Ces arbrisseaux réussissent médiocrement dans nos provinces méridionales ; ils n’y sont pas communs, & le groseillier épineux est rare. Lorsque ces arbrisseaux ne sont pas exténués par la chaleur, & qu’ils trouvent une température qui leur convient, ils prospèrent dans presque toute espèce de sol, & exigent peu de soin. On peut forcer sa tige s’élever à quatre ou cinq pieds, & à former une tête, une boule qui devient très-agréable à la vue, lorsqu’elle est chargée de fruits : cependant elle souffre de cette contrainte ; & pour la conserver, il faut avoir soin d’arracher les jeunes tiges qui s’élèvent des racines. Il vaut donc bien mieux laisser à ces arbrisseaux la liberté de suivre le penchant imprimé par la nature, c’est-à-dire, à buissonner. Les tiges nouvelles ou drageons, ordinairement très-nombreuses, servent à multiplier les espèces j il suffit de les détacher de la souche principale, de ménager les racines, & de les replanter avec soin. Il est prudent de commencer cette opération dès que les feuilles sont tombées en automne, & dès que le bois est mûr : leur reprise est plus assurée que dans les plantations tardives.

Doit-on tailler, chaque année, le groseillier, où le livrer à lui-même ? Par la taille, on lui donne la forme que l’on veut ; on s’assure du bois nouveau & du fruit : si on ne le taille pas, le bois épuisé, ou trop vieux, meurt, & de nouveaux rejets le remplacent. J’ai vu de très volumineux & très-beaux groupes, qu’on n’avoit pas touché depuis plus de dix ans, se charger à chaque année d’une quantité prodigieuse de fruits, lorsque les pluies ou les vents froids n’avoient pas fait couler les fleurs. Je crois qu’il est dans l’ordre de supprimer, seulement chaque année, les bois morts, & quelque peu de branches inutiles.
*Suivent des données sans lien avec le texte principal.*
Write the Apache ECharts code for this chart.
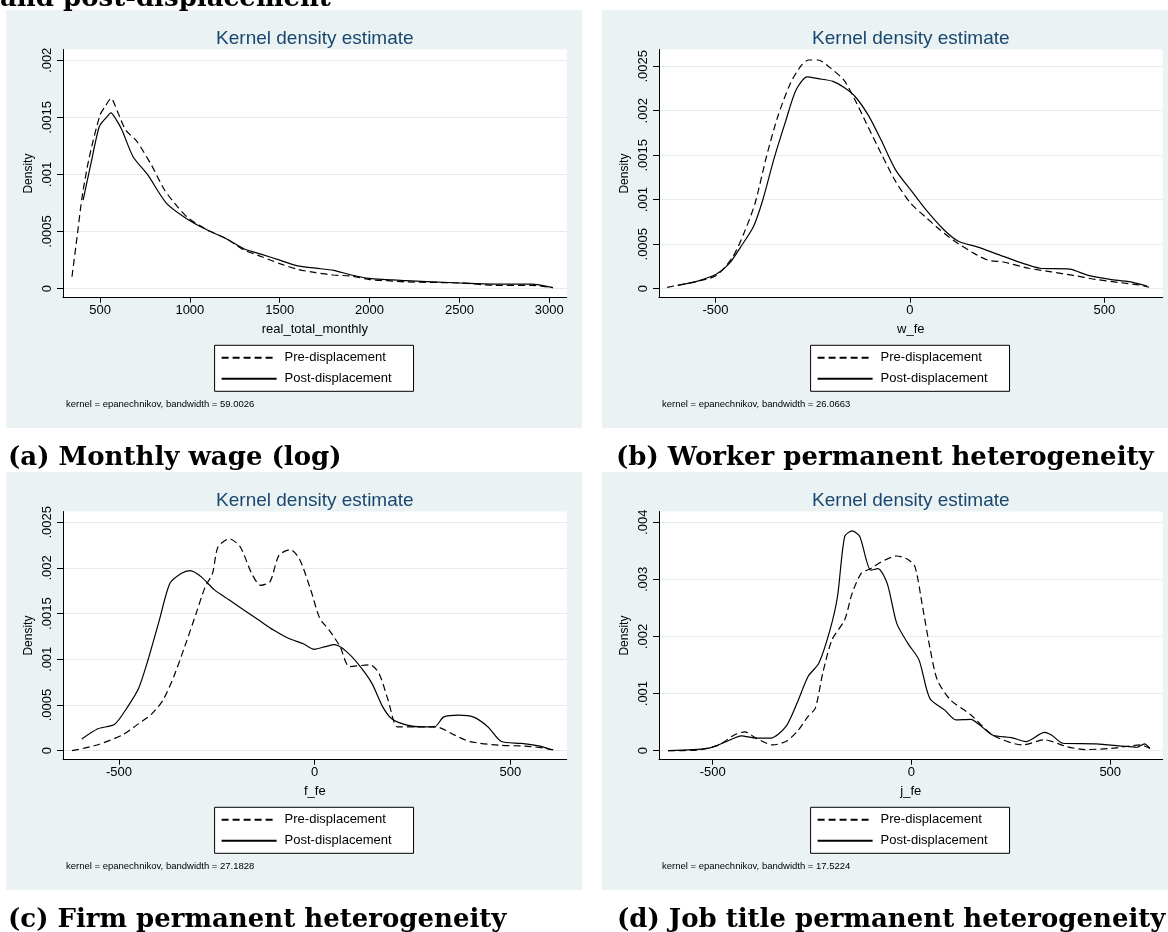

Si on veut tailler, on peut rabaisser les forts bourgeons à trois ou quatre yeux, & les foibles à un ou deux : mais, je le répète, c’est mettre de l’importance à un objet qui ne l’exige pas. On voit un exemple frappant de ce que j’avance, dans les haies faites avec le groseillier épineux ; le groseillier commun n’est pas plus délicat ; celui à fruit blanc, couleur de perle, l’est davantage.
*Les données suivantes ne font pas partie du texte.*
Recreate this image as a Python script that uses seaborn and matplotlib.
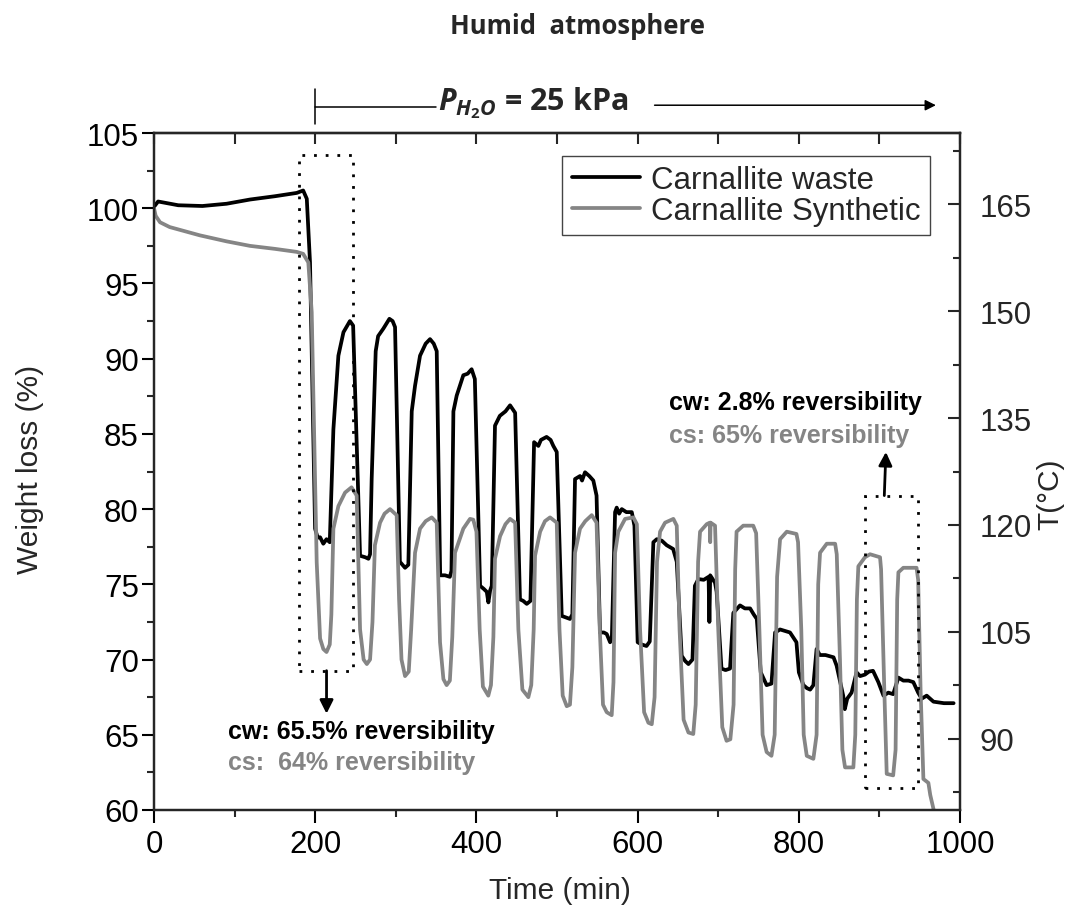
import matplotlib
matplotlib.use("Agg")
import matplotlib.pyplot as plt
import pandas as pd
import seaborn as sns
from matplotlib.ticker import MultipleLocator, FixedLocator
from matplotlib.patches import Rectangle

# ---------------- data ----------------
series_names = ["Carnallite waste", "Carnallite Synthetic"]

cw_points = [
    (0, 100.1), (5, 100.45), (30, 100.2), (60, 100.15), (90, 100.3), (119, 100.58),
    (150, 100.8), (177, 101.02), (185, 101.18), (189.5, 100.63), (193.5, 96.4), (199.8, 78.7),
    (203, 78.1), (206, 78.13), (210, 77.7), (214, 78.0), (218, 77.8),
    (222.5, 85.3), (228.7, 90.2), (235, 91.76), (243, 92.5), (247, 92.2),
    (255.6, 76.9), (262, 76.8), (266, 76.7), (268, 77.0),
    (270, 82.0), (275, 90.5), (278, 91.5), (284.5, 92.0), (292, 92.65), (296, 92.5), (299, 92.1),
    (305, 76.5), (311.4, 76.1), (315.5, 76.3),
    (319.7, 86.5), (323.8, 88.2), (330, 90.2), (337, 91.0), (342.4, 91.3), (347, 91.0), (350.7, 90.5),
    (355, 75.6), (361, 75.6), (367, 75.5), (369, 75.9),
    (371.4, 86.5), (375.5, 87.55), (383.7, 88.9), (389, 89.0), (394, 89.3), (398, 88.65),
    (404.5, 74.9), (409, 74.7), (412.8, 74.5), (414.8, 73.8), (417, 74.6), (419, 74.9),
    (423, 85.55), (429, 86.2), (436, 86.5), (441.7, 86.9), (448, 86.4),
    (454, 74.0), (458, 73.9), (462.4, 73.7), (467, 73.9),
    (471.5, 84.45), (476.8, 84.2), (480, 84.6), (487, 84.8), (492, 84.6), (495.4, 84.2), (499.6, 83.8),
    (505.8, 72.9), (511, 72.8), (516, 72.7), (519, 73.0),
    (522.3, 82.0), (528.5, 82.2), (531, 81.9), (534.7, 82.45), (540, 82.2), (545, 81.9), (549, 80.9),
    (553.3, 71.8), (558, 71.8), (561.6, 71.7), (565.8, 71.15), (568, 71.5),
    (572, 79.8), (574, 80.1), (577, 79.7), (580.3, 80.0), (586, 79.8), (592.7, 79.8), (596, 78.9),
    (600, 71.15), (605, 71.0), (611, 70.9), (615, 71.2),
    (619.5, 77.8), (623.7, 78.0), (630, 77.9), (636, 77.6), (644, 77.35), (648.5, 76.5),
    (654.6, 70.25), (659, 69.9), (663, 69.7), (668, 70.0),
    (671, 74.9), (675.3, 75.35), (682, 75.3), (688, 75.5), (689, 72.5), (690, 75.6), (696, 75.1), (698, 74.5),
    (704, 69.4), (709, 69.3), (714.6, 69.4),
    (718.7, 73.1), (727, 73.6), (733, 73.4), (739.5, 73.4), (744, 73.0), (747.8, 72.7),
    (752.7, 69.15), (760, 68.3), (766, 68.4),
    (770.5, 71.8), (776.7, 72.0), (783, 71.9), (789, 71.8), (797, 71.15),
    (800, 69.15), (805.6, 68.3), (810, 68.1), (814, 68.0), (818, 68.3),
    (822, 70.7), (826, 70.3), (833, 70.3), (840, 70.2), (843, 70.15), (846.8, 69.6),
    (855, 67.6), (857, 66.7), (860, 67.4), (865.4, 67.8),
    (871.6, 69.15), (876, 68.9), (882, 69.0), (887, 69.2), (892, 69.25), (898.6, 68.5),
    (905, 67.6), (911, 67.8), (917, 67.7),
    (923.5, 68.8), (929.6, 68.6), (936, 68.6), (942, 68.5), (948, 67.8), (952.4, 67.4),
    (958.6, 67.6), (967, 67.2), (980, 67.1), (992, 67.1),
]

cs_points = [
    (0, 100.0), (2, 99.5), (7.4, 99.07), (19.4, 98.75), (56.8, 98.2), (90, 97.8), (119, 97.5),
    (150, 97.3), (177, 97.1), (185, 96.97), (191.4, 96.4), (195.6, 93.1), (201.8, 76.46),
    (206, 71.4), (210, 70.7), (214, 70.5), (218, 71.0), (220, 73.0),
    (222.5, 78.7), (228.7, 80.2), (237, 81.1), (245, 81.45), (251.4, 80.9),
    (255.6, 72.0), (260, 70.0), (264, 69.7), (268, 70.0), (271, 72.5),
    (274, 77.6), (280.4, 79.1), (286, 79.7), (292.8, 80.0), (301, 79.6),
    (304, 74.0), (307, 70.0), (311.4, 68.9), (316, 69.2), (319, 72.0),
    (323.8, 77.1), (330, 78.7), (337, 79.2), (344.5, 79.45), (350.7, 79.1),
    (354.8, 71.15), (359, 68.7), (363, 68.3), (367, 68.6), (370, 71.5),
    (373.4, 77.1), (383.7, 78.7), (392, 79.35), (396, 79.3), (400, 78.5),
    (404, 72.0), (408, 68.2), (414.7, 67.6), (418, 68.3), (421, 71.5),
    (423, 76.7), (429.3, 78.2), (436, 79.0), (441.7, 79.35), (448, 79.1),
    (452, 72.0), (457, 68.0), (464.4, 67.5), (468, 68.3), (471, 72.0),
    (472.7, 76.9), (479, 78.5), (485, 79.2), (491.3, 79.45), (499.6, 79.1),
    (503, 72.0), (507, 67.6), (512, 66.9), (516, 67.0), (519, 69.5),
    (522.3, 77.1), (528.5, 78.7), (535, 79.2), (543, 79.6), (549, 79.1),
    (553, 72.0), (557, 67.0), (561.6, 66.5), (567.8, 66.3), (570, 68.5),
    (572, 77.1), (576, 78.5), (584.4, 79.35), (594.7, 79.45), (599, 79.0),
    (603, 72.0), (608, 66.5), (613.3, 65.8), (617.5, 65.7), (621, 67.5),
    (624, 76.5), (627.8, 78.5), (634, 79.1), (644.3, 79.35), (648.5, 78.9),
    (652, 72.0), (657, 66.0), (663, 65.15), (669, 65.05), (672, 67.0),
    (675, 76.5), (677.4, 78.5), (685.7, 79.0), (689.5, 79.1), (690, 77.8), (690.5, 79.1), (696, 78.9),
    (700, 72.0), (705, 65.5), (710.3, 64.6), (715, 64.7), (719, 67.0),
    (721, 76.0), (722.7, 78.5), (731, 78.9), (743.4, 78.9), (747, 78.4),
    (751, 72.0), (755, 65.0), (760, 63.85), (766, 63.6), (770, 65.0),
    (773, 75.5), (776.7, 78.0), (785, 78.5), (797, 78.35), (799, 77.8),
    (803, 72.0), (806, 65.0), (809.8, 63.6), (818, 63.4), (822, 65.0),
    (824, 75.0), (826.3, 77.1), (834.6, 77.7), (845, 77.7), (847, 77.0),
    (851, 70.0), (854, 64.0), (857.3, 62.83), (867.6, 62.83), (870, 65.0),
    (872, 74.0), (873.8, 76.2), (882, 76.8), (888.3, 77.0), (900.7, 76.8), (902, 76.0),
    (906, 68.0), (909, 62.4), (917, 62.3), (920, 64.0),
    (922, 74.0), (923.5, 75.8), (929.6, 76.1), (946, 76.1), (948, 75.3),
    (951, 68.0), (954.5, 62.06), (960.7, 61.8), (963, 61.0), (967, 60.07), (970, 58.5),
]

x_ticks = [0, 200, 400, 600, 800, 1000]
w_ticks = [60, 65, 70, 75, 80, 85, 90, 95, 100, 105]
t_ticks = [90, 105, 120, 135, 150, 165]

# ---------------- build table ----------------
cw_time = [p[0] for p in cw_points]
cw_weight = [p[1] for p in cw_points]
cs_time = [p[0] for p in cs_points]
cs_weight = [p[1] for p in cs_points]

df = pd.concat([
    pd.DataFrame({"time": cw_time, "weight": cw_weight, "sample": series_names[0]}),
    pd.DataFrame({"time": cs_time, "weight": cs_weight, "sample": series_names[1]}),
], ignore_index=True)

# ---------------- style ----------------
sns.set_style("ticks")
plt.rcParams["font.family"] = ["Liberation Sans", "DejaVu Sans"]
plt.rcParams["mathtext.fontset"] = "custom"
plt.rcParams["mathtext.it"] = "Open Sans:italic:bold"
plt.rcParams["mathtext.rm"] = "Open Sans:bold"
plt.rcParams["mathtext.bf"] = "Open Sans:bold"

fig = plt.figure(figsize=(10.78, 9.2), dpi=100)
ax = fig.add_axes([0.1429, 0.1185, 0.7477, 0.7358])

LW = 2.7
palette = {series_names[0]: "#000000", series_names[1]: "#858585"}
sns.lineplot(data=df, x="time", y="weight", hue="sample", hue_order=series_names,
             palette=palette, estimator=None, sort=False, units="sample",
             linewidth=LW, ax=ax, legend=True)

ax.set_xlim(0, 1000)
ax.set_ylim(60, 105)

for s in ax.spines.values():
    s.set_linewidth(1.6)
    s.set_color("black")

TICK_FS = 22.5
LABEL_FS = 21.5

ax.xaxis.set_major_locator(FixedLocator(x_ticks))
ax.xaxis.set_minor_locator(MultipleLocator(100))
ax.yaxis.set_major_locator(FixedLocator(w_ticks))
ax.yaxis.set_minor_locator(MultipleLocator(2.5))
ax.tick_params(axis="both", which="major", direction="out", length=9, width=1.5,
               labelsize=TICK_FS, colors="black")
ax.tick_params(axis="both", which="minor", direction="out", length=5, width=1.5)
ax.tick_params(axis="x", which="major", pad=5)
ax.tick_params(axis="y", which="major", pad=2)

# top mirrored ticks pointing into plot
secx = ax.secondary_xaxis("top")
secx.xaxis.set_major_locator(MultipleLocator(100))
secx.tick_params(direction="in", length=8, width=1.5, labeltop=False)
secx.spines["top"].set_linewidth(1.6)

# right temperature axis
ax2 = ax.twinx()
ax2.set_ylim(80, 175)
ax2.yaxis.set_major_locator(FixedLocator(t_ticks))
ax2.yaxis.set_minor_locator(FixedLocator([82.5, 97.5, 112.5, 127.5, 142.5, 157.5, 172.5]))
ax2.tick_params(axis="y", which="major", direction="in", length=9, width=1.5,
                labelsize=TICK_FS, pad=14)
ax2.tick_params(axis="y", which="minor", direction="in", length=5, width=1.5)
for s in ax2.spines.values():
    s.set_linewidth(1.6)
ax2.set_ylabel("T(°C)", fontsize=LABEL_FS)
ax2.yaxis.set_label_coords(1.095, 0.468)

ax.set_xlabel("Time (min)", fontsize=LABEL_FS)
ax.set_ylabel("Weight loss (%)", fontsize=LABEL_FS)
ax.xaxis.set_label_coords(0.504, -0.097)
ax.yaxis.set_label_coords(-0.137, 0.504)

# legend
handles, labels = ax.get_legend_handles_labels()
for h in handles:
    h.set_linewidth(LW)
leg = ax.legend(handles, labels, loc="upper right", bbox_to_anchor=(0.963, 0.966),
                borderaxespad=0, frameon=True, fancybox=False, edgecolor="#444444",
                framealpha=1, fontsize=22.5, handlelength=2.2, handletextpad=0.35,
                labelspacing=0.02, borderpad=0.3)
leg.get_frame().set_linewidth(1.0)

# dotted boxes and arrows
dot = (0, (1, 3.2))
ax.add_patch(Rectangle((180, 69.26), 67.3, 34.3, fill=False, lw=2.0, ls=dot,
                       edgecolor="black", zorder=5))
ax.add_patch(Rectangle((882, 61.44), 66.3, 19.46, fill=False, lw=2.0, ls=dot,
                       edgecolor="black", zorder=5))
ax.annotate("", xy=(214, 66.4), xytext=(214, 69.26),
            arrowprops=dict(arrowstyle="-|>", color="black", lw=2.0,
                            mutation_scale=20, shrinkA=0, shrinkB=0))
ax.annotate("", xy=(908, 83.8), xytext=(906, 80.9),
            arrowprops=dict(arrowstyle="-|>", color="black", lw=2.0,
                            mutation_scale=20, shrinkA=0, shrinkB=0))

# reversibility texts
ANN_FS = 18
ax.text(92, 65.25, "cw: 65.5% reversibility", fontsize=ANN_FS, fontweight="bold",
        color="black", ha="left", va="center")
ax.text(92, 63.2, "cs:  64% reversibility", fontsize=ANN_FS, fontweight="bold",
        color="#858585", ha="left", va="center")
ax.text(639, 87.1, "cw: 2.8% reversibility", fontsize=ANN_FS, fontweight="bold",
        color="black", ha="left", va="center")
ax.text(639, 84.9, "cs: 65% reversibility", fontsize=ANN_FS, fontweight="bold",
        color="#858585", ha="left", va="center")

# humid atmosphere annotation above plot
ax.plot([200, 200], [105.6, 107.9], color="black", lw=1.1, clip_on=False)
ax.plot([200, 350], [106.7, 106.7], color="black", lw=1.1, clip_on=False)
ax.annotate("", xy=(970, 106.85), xytext=(621, 106.85), annotation_clip=False,
            arrowprops=dict(arrowstyle="-|>", color="black", lw=1.1,
                            mutation_scale=16, shrinkA=0, shrinkB=0))
ax.text(352, 106.6, r"$P_{H_2O}$ = 25 kPa", fontsize=22, fontweight="bold",
        family="Open Sans", ha="left", va="baseline", clip_on=False)
fig.text(578 / 1078, 1 - 27 / 920, "Humid  atmosphere", fontsize=18.5,
         fontweight="bold", family="Open Sans", ha="center", va="center")

ax.set_xlim(0, 1000)
ax.set_ylim(60, 105)

fig.savefig("out.png", dpi=100)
On peut conserver presque jusqu’aux gelées les groseilles sur l’arbre : elles sont alors délicieuses ; la partie sucrée masque leur acide, & elle est plus rapprochée par l’évaporation d’une certaine quantité d’eau de végétation. Ce moyen bien simple consiste, lorsque le fruit est mur, à envelopper avec de la paille longue l’arbrisseau, & de le couvrir de toute part. Pour soutenir la paille, on plante un ou plusieurs piquets en terre, contre lesquels elle est assujettie avec des osiers ou des cordes qui s’opposent à son dérangement. Le sirop de groseilles se fait comme tous les autres Sirop[sirops. (Voyez ce mot). Voici une manière bien simple de préparer une gelée avec ce fruit.
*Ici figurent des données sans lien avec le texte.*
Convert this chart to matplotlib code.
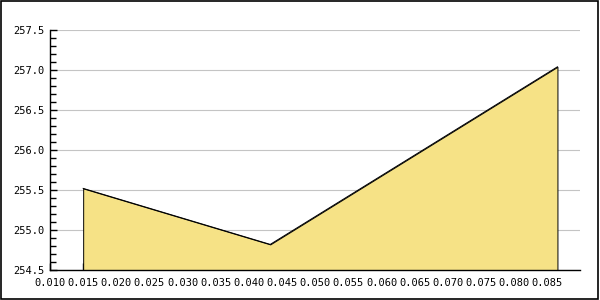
import matplotlib.pyplot as plt
from matplotlib.ticker import MultipleLocator, FormatStrFormatter
from matplotlib.patches import Rectangle

x_vals = [0.015, 0.0432, 0.0865]
y_vals = [255.52, 254.82, 257.04]

x_range = (0.010, 0.0899)
y_range = (254.5, 257.5)

fig = plt.figure(figsize=(6, 3), dpi=100)
ax = fig.add_axes([50 / 600, 0.1, 530 / 600, 0.8])

ax.fill_between(x_vals, y_vals, y_range[0], facecolor='#f6e286',
                edgecolor='black', linewidth=0.7, zorder=3)
ax.plot(x_vals, y_vals, color='black', linewidth=0.7, zorder=4)

ax.set_xlim(*x_range)
ax.set_ylim(*y_range)

ax.xaxis.set_major_locator(MultipleLocator(0.005))
ax.xaxis.set_major_formatter(FormatStrFormatter('%.3f'))
ax.yaxis.set_major_locator(MultipleLocator(0.5))
ax.yaxis.set_minor_locator(MultipleLocator(0.1))
ax.yaxis.set_major_formatter(FormatStrFormatter('%.1f'))

ax.grid(axis='y', which='major', color='#c4c4c4', linewidth=0.8, zorder=1)
ax.set_axisbelow(True)

for s in ['top', 'right']:
    ax.spines[s].set_visible(False)
for s in ['left', 'bottom']:
    ax.spines[s].set_linewidth(1)
    ax.spines[s].set_zorder(5)

ax.tick_params(axis='both', which='major', direction='in', length=5, width=1,
               labelsize=7.5, pad=4)
ax.tick_params(axis='x', which='major', pad=5.5)
ax.tick_params(axis='y', which='minor', direction='in', length=4, width=1)
for lab in ax.get_xticklabels() + ax.get_yticklabels():
    lab.set_family('DejaVu Sans Mono')

fig.patches.append(Rectangle((0.001, 0.002), 0.996, 0.995, transform=fig.transFigure,
                             fill=False, edgecolor='black', linewidth=1.2))

fig.savefig('out.png', dpi=100)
Dans un plat quelconque, profond & évasé, mettez la quantité de sucre que vous désirerez, & il doit être réduit en poudre très-fine. Ayez une spatule ou une cuiller d’argent. Dans un autre vase, exprimez le jus des groseilles, passez-le & pressez-le à travers un linge serré, afin d’en séparer les grains & les débris du parenchyme… Videz doucement un peu de ce suc sur le sucre, & remuez sans cesse avec la spatule jusqu’à ce qu’il se soit approprié autant de sucre qu’il est susceptible d’en prendre… Ajoutez de nouveau suc, mêlez comme la première fois, & ainsi de suite, jusqu’à ce que le mélange n’ait d’autre consistance que celui d’une gelée. S’il est trop liquide, la fermentation vineuse s’y établira, & elle s’y établira encore plus facilement si les groseilles sont trop mûres. Dans ce cas, ajoutez un peu de sucre en poudre, & mêlez de nouveau. S’il y a trop de sucre, la gelée se candira ; mais il est aisé de connoître, au simple coup-d’œil, le point convenable. Cette gelée, faite sans feu, conserve tout le parfum de la groseille ; celle, au contraire, faite sur le feu, & par évaporation, l’altère, Ces deux espèces de gelées ne peuvent pas supporter la comparaison.